Here are some Rust implementations of the different approaches:
pub fn naive(x: u64, y: u64) -> u32 {
x.trailing_zeros().max(y.trailing_zeros())
}
pub fn sum_minus_min(x: u64, y: u64) -> u32 {
x.trailing_zeros() + y.trailing_zeros() - (x | y).trailing_zeros()
}
pub fn nielsen(x: u64, y: u64) -> u32 {
let x_lsb = x & x.wrapping_neg();
let y_lsb = y & y.wrapping_neg();
let xy_lsb = x_lsb | y_lsb;
let lsb = xy_lsb & xy_lsb.wrapping_neg();
let xy_max_lsb = if xy_lsb == lsb { lsb } else { xy_lsb ^ lsb };
xy_max_lsb.trailing_zeros()
}
pub fn timmermans(x: u64, y: u64) -> u32 {
let loxs = !x & x.wrapping_sub(1);
let loys = !y & y.wrapping_sub(1);
return (loxs | loys).count_ones();
}
pub fn kealey(x: u64, y: u64) -> u32 {
((x | x.wrapping_neg()) & (y | y.wrapping_neg())).trailing_zeros()
}
Results on my machine:
ctz_max/naive time: [279.09 ns 279.55 ns 280.10 ns]

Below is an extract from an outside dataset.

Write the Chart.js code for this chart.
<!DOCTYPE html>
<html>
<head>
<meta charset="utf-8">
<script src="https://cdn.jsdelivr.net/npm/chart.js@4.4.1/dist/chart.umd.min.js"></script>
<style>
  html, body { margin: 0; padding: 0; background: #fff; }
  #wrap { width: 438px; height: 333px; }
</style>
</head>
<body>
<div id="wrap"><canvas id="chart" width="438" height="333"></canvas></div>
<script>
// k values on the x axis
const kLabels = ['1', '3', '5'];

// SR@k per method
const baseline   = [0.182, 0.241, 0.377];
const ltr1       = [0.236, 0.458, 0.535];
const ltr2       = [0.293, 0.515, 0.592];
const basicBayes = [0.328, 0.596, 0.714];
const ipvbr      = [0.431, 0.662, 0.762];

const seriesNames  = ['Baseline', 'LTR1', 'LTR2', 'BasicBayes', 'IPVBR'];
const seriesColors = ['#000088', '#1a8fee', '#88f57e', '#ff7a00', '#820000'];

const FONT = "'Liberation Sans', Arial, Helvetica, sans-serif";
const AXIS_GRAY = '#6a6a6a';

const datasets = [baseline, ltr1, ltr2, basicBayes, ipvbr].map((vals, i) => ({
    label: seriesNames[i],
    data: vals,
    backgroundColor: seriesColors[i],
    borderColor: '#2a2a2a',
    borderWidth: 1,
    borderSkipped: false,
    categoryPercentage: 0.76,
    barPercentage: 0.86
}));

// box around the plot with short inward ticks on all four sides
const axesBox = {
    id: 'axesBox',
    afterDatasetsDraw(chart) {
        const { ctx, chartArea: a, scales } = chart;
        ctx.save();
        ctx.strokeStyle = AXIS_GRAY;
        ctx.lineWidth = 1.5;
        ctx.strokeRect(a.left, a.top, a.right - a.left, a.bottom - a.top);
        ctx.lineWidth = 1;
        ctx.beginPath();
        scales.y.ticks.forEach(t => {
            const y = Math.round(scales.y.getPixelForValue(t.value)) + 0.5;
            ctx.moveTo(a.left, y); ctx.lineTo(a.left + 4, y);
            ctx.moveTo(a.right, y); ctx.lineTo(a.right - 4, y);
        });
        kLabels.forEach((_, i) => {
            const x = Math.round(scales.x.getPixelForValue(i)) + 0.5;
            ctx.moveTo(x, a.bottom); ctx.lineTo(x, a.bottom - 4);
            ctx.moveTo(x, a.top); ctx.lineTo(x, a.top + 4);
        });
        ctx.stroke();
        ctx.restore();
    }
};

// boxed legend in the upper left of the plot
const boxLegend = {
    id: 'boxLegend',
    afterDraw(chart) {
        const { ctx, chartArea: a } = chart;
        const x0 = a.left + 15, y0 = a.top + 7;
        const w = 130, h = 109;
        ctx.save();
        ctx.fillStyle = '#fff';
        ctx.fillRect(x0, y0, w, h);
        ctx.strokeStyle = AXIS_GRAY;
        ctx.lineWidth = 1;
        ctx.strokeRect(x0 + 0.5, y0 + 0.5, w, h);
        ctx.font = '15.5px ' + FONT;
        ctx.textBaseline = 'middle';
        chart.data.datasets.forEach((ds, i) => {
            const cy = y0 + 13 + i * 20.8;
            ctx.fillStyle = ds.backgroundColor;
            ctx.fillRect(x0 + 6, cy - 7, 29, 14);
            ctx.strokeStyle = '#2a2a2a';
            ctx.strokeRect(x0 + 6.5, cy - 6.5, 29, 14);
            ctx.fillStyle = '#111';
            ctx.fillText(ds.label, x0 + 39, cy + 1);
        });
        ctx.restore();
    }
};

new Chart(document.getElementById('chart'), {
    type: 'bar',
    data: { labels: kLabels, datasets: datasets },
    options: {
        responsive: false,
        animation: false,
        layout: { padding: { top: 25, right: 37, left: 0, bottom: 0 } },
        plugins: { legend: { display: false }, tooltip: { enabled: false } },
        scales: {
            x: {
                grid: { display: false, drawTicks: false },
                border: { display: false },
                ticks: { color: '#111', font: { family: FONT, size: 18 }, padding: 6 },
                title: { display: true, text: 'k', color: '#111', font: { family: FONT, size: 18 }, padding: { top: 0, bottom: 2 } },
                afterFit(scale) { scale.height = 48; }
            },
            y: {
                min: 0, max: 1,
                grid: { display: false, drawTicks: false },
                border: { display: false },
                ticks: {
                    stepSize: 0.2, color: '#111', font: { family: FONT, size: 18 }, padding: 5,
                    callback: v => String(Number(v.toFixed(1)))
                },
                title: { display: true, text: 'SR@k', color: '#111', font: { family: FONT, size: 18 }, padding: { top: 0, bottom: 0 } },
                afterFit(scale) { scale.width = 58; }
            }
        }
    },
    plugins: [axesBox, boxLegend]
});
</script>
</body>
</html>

ctz_max/sum_minus_min time: [738.91 ns 742.87 ns 748.61 ns]
ctz_max/nielsen time: [935.35 ns 937.63 ns 940.40 ns]
ctz_max/timmermans time: [803.39 ns 806.98 ns 810.76 ns]

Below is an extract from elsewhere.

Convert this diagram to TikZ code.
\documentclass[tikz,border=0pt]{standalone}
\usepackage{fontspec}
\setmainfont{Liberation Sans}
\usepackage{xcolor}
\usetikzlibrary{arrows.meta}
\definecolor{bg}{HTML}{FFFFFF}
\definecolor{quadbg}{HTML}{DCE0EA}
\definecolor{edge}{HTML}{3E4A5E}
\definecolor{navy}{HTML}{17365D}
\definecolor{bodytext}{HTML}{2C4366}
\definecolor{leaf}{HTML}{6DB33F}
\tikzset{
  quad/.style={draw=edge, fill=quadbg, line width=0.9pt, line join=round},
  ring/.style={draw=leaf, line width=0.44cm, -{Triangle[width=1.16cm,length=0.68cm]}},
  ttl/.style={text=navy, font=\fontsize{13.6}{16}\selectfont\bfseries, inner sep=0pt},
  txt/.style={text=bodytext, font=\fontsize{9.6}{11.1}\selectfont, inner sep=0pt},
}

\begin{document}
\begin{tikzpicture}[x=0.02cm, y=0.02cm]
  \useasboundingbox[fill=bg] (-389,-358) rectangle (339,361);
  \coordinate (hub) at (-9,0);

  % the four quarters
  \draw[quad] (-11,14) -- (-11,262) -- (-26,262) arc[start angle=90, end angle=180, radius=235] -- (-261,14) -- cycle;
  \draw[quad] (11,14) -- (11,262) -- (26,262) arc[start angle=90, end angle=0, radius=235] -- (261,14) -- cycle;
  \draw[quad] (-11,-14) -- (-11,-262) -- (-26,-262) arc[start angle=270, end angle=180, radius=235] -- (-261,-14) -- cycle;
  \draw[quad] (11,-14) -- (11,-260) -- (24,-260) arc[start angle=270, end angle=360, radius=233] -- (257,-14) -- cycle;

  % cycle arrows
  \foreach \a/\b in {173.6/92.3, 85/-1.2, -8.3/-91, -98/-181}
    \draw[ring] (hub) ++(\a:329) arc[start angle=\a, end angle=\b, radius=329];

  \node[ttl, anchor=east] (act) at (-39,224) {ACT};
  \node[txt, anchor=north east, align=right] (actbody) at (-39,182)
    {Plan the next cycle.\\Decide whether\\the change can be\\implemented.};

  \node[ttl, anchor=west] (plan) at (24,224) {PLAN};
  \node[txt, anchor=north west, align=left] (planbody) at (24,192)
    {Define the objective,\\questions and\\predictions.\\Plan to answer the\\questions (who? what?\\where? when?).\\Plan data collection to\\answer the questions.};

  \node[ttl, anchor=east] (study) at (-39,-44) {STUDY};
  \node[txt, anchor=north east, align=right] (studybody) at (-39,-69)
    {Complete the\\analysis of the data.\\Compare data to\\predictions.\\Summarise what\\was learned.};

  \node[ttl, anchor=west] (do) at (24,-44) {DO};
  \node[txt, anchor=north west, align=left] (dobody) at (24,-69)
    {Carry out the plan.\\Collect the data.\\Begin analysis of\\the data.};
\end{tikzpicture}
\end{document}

ctz_max/kealey time: [295.03 ns 295.93 ns 297.03 ns]
The naive implementation beats all other implementations. The only implementation that can compete with the naive one is the approach suggested by Martin Kealey. Note that the actual factors between the implementation may be even higher than the timings indicate, due to some overhead of the test harness.

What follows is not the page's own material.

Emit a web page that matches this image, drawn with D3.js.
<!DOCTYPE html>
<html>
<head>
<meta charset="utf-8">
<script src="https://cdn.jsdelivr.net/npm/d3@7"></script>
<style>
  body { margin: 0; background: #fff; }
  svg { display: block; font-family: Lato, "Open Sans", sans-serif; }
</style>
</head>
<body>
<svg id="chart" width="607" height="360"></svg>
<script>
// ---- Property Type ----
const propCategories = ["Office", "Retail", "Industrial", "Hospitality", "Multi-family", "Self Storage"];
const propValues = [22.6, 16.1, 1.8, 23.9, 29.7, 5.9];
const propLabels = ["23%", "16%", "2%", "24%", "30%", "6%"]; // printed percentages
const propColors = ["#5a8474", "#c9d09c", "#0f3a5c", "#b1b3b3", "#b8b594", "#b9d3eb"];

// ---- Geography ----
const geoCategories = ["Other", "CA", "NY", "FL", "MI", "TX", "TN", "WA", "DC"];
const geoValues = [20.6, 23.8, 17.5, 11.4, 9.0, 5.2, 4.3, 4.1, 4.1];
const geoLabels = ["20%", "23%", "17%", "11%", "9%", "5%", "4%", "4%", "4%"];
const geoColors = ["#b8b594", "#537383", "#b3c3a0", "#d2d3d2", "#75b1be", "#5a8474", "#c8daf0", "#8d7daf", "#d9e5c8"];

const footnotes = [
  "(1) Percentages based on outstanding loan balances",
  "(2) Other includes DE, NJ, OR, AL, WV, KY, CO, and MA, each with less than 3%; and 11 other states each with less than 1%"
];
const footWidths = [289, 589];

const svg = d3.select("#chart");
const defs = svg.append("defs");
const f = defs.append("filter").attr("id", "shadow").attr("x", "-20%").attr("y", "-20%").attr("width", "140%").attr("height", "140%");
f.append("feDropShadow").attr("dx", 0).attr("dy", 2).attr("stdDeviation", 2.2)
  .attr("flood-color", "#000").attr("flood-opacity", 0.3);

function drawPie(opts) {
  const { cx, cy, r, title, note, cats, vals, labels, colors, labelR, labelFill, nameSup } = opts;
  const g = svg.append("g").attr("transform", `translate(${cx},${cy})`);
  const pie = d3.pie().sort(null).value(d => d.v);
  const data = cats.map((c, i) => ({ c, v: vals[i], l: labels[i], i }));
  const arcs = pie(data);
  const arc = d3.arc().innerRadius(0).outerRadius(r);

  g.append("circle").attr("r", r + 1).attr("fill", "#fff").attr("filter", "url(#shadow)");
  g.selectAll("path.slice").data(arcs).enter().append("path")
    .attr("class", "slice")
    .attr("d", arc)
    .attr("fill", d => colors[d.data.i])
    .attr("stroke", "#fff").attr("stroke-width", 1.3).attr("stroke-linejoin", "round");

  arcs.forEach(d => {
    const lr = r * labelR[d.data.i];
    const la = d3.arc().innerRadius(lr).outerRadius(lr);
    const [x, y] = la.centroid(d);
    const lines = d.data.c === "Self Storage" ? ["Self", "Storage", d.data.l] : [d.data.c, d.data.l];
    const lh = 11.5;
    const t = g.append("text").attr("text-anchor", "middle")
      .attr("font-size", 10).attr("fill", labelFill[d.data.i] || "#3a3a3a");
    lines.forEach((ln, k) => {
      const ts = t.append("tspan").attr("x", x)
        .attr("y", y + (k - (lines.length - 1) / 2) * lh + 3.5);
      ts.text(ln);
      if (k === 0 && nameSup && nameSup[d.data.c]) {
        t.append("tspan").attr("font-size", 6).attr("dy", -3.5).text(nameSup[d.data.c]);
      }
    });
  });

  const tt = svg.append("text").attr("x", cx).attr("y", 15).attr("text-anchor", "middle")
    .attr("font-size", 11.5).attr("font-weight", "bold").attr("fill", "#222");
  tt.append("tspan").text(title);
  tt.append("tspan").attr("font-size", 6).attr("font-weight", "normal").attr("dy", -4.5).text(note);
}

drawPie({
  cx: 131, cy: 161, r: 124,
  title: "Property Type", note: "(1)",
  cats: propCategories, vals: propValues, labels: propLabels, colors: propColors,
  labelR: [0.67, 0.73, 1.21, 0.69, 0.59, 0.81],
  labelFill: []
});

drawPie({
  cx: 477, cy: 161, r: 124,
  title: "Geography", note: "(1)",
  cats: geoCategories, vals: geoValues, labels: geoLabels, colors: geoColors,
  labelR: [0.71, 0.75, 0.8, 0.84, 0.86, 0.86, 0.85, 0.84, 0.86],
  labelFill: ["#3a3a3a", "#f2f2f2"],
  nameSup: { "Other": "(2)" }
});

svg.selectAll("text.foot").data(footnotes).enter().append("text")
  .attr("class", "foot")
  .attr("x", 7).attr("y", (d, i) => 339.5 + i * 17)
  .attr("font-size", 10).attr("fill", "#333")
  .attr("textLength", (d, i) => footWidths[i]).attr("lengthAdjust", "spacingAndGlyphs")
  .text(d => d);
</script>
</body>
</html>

It's clear that you only have like a couple of CPU instructions to spare to optimize the naive implementation, so I don't think there is anything you can do. For reference, here is the assembly emitted by the Rust compiler when these implementations are compiled as standalone functions on a modern x86_64 processor:
example::naive:
tzcnt rcx, rdi
tzcnt rax, rsi
cmp ecx, eax
cmova eax, ecx
ret
example::sum_minus_min:
tzcnt rcx, rdi
tzcnt rax, rsi
add eax, ecx
or rsi, rdi
tzcnt rcx, rsi
sub eax, ecx
ret
example::nielsen:
blsi rax, rdi
blsi rcx, rsi
or rcx, rax
blsi rax, rcx
xor edx, edx
cmp rcx, rax
cmovne rdx, rcx
xor rdx, rax
tzcnt rax, rdx
ret
example::timmermans:
lea rax, [rdi - 1]
andn rax, rdi, rax
lea rcx, [rsi - 1]
andn rcx, rsi, rcx
or rcx, rax
xor eax, eax
popcnt rax, rcx
ret
example::kealey:
mov rax, rdi
neg rax
or rax, rdi
mov rcx, rsi
neg rcx
or rcx, rsi
and rcx, rax
tzcnt rax, rcx
ret
In the benchmarks I ran, the functions get inlined, the loops partially unrolled and some subexpressions pulled out of the inner loops, so the assembly looks a lot less clean that the above.
For testing, I used Criterion. Here is the additional code:
use criterion::{black_box, criterion_group, criterion_main, Criterion};
const NUMBERS: [u64; 32] = [
...
];
fn bench<F>(func: F)
where
F: Fn(u64, u64) -> u32,
{
for x in NUMBERS {
for y in NUMBERS {
black_box(func(x, y));
}
}
}
fn compare(c: &mut Criterion) {
let mut group = c.benchmark_group("ctz_max");
group.bench_function("naive", |b| b.iter(|| bench(naive)));
group.bench_function("sum_minus_min", |b| b.iter(|| bench(sum_minus_min)));
group.bench_function("nielsen", |b| b.iter(|| bench(nielsen)));
group.bench_function("timmermans", |b| b.iter(|| bench(timmermans)));
group.bench_function("kealey", |b| b.iter(|| bench(kealey)));
}
criterion_group!(benches, compare);
criterion_main!(benches);
NUMBERS
was generated with this Python code, with the intention of making branch prediction for the min()
function as hard as possible:
[
random.randrange(2 ** 32) * 2 ** random.randrange(32)
for dummy in range(32)
]
I'm running the benchmark using
RUSTFLAGS='-C target-cpu=native -C opt-level=3' cargo bench
on an 8th generation i7 processor (Whiskey Lake).